Writing u= f, dv= g'dx, that is exactly $\int udv= uv- \int vdu$.

18. Sep 6, 2004

### Whatupdoc

i read your post many many times, and i kinda get what your saying, but i am also confused about some parts. im way better with examples, can you help me step by step and solve this problem:

$$\int 4x cos(2x)$$ <-- this problem is the one i asked for from my first post, i already got the answer, but i dont know how Ethereal got the answer.

let me show you how i tried to solve the problem.

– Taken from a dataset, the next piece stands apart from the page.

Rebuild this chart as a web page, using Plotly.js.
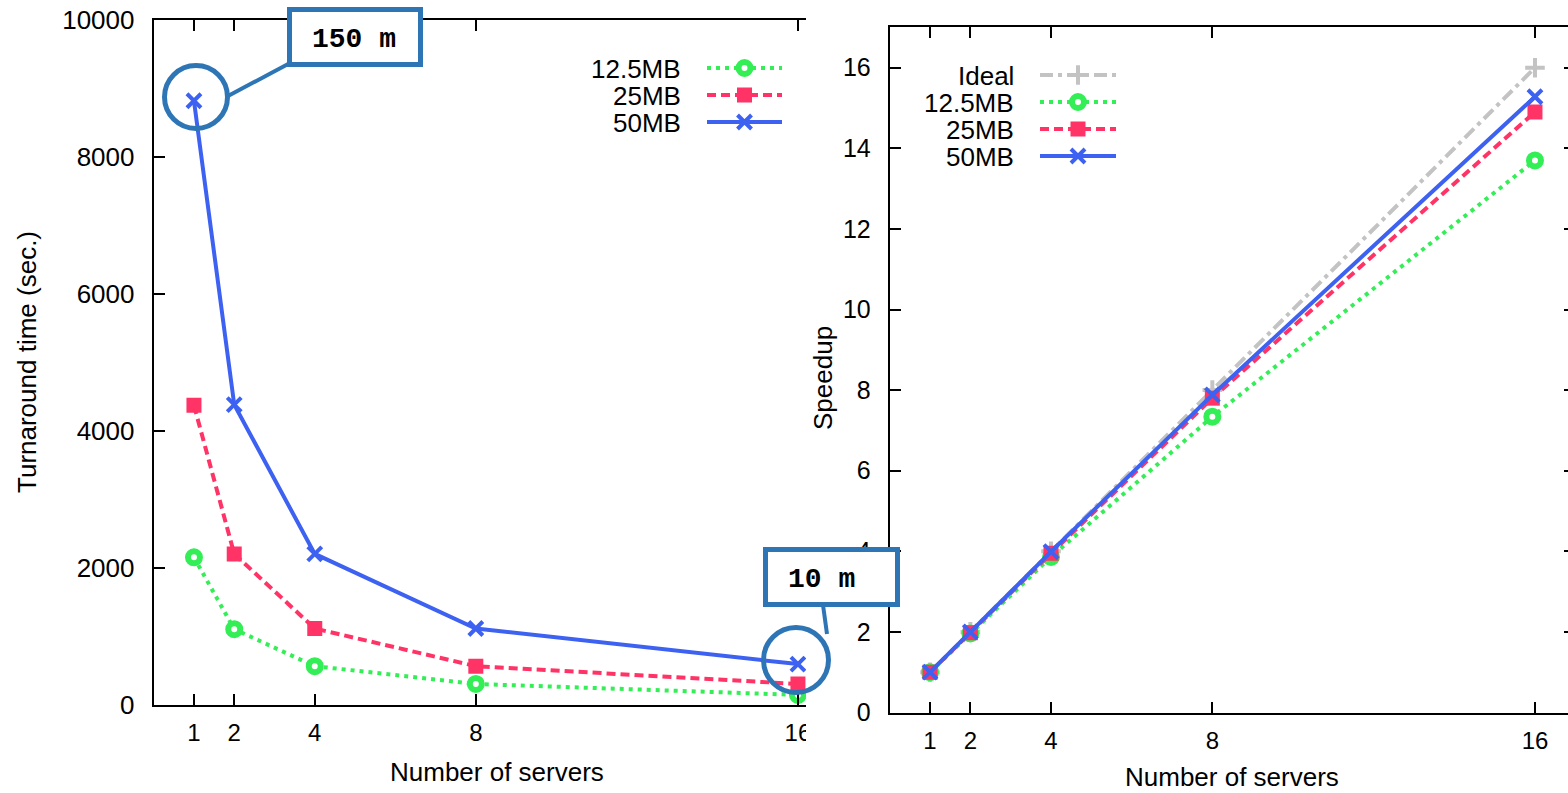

using $$\int{uv'dx}=uv-\int{u'vdx}+C$$
u(x) = 4x
du(x) = 4dx
dv(x) = cos(2x)
v = 1/2sin(2x)

plugged in what i have...

$$4x*1/2sin(2x) \int 4*1/2sin(2x)$$

ok now i know that i need to solve $$\int 4*1/2sin(2x)$$
ok at this point, i am really stuck and confused. can someone help me step by step and explain to me what i really need to do? i know it's alot to ask for, but i really want to learn it.

Last edited: Sep 6, 2004
19. Sep 6, 2004

### Math Is Hard

Staff Emeritus
I think there's still some problems in your setup. The formula for int. by parts is:
$\int udv= uv- \int vdu$

Let u = 4x
dv = cos(2x)dx
du = 4 dx
v = 1/2 sin(2x)

$\int 4x cos(2x)dx = 4x (1/2 sin (2x)) - \int (1/2 sin (2x)) 4 dx$

which becomes:

$\int 4x cos(2x)dx = 2x sin (2x) - \int 2 sin (2x) dx$

which becomes

$\int 4x cos(2x)dx = 2x sin (2x) - 2\int sin (2x) dx$

the last integral is pretty easy to solve with a substitution for 2x. Does that help at all?

20. Sep 6, 2004

### Math Is Hard

Staff Emeritus
If you're stuck on the last part, show how you would integrate this:

$\int sin(2x)dx$

that should pinpoint where the problem is.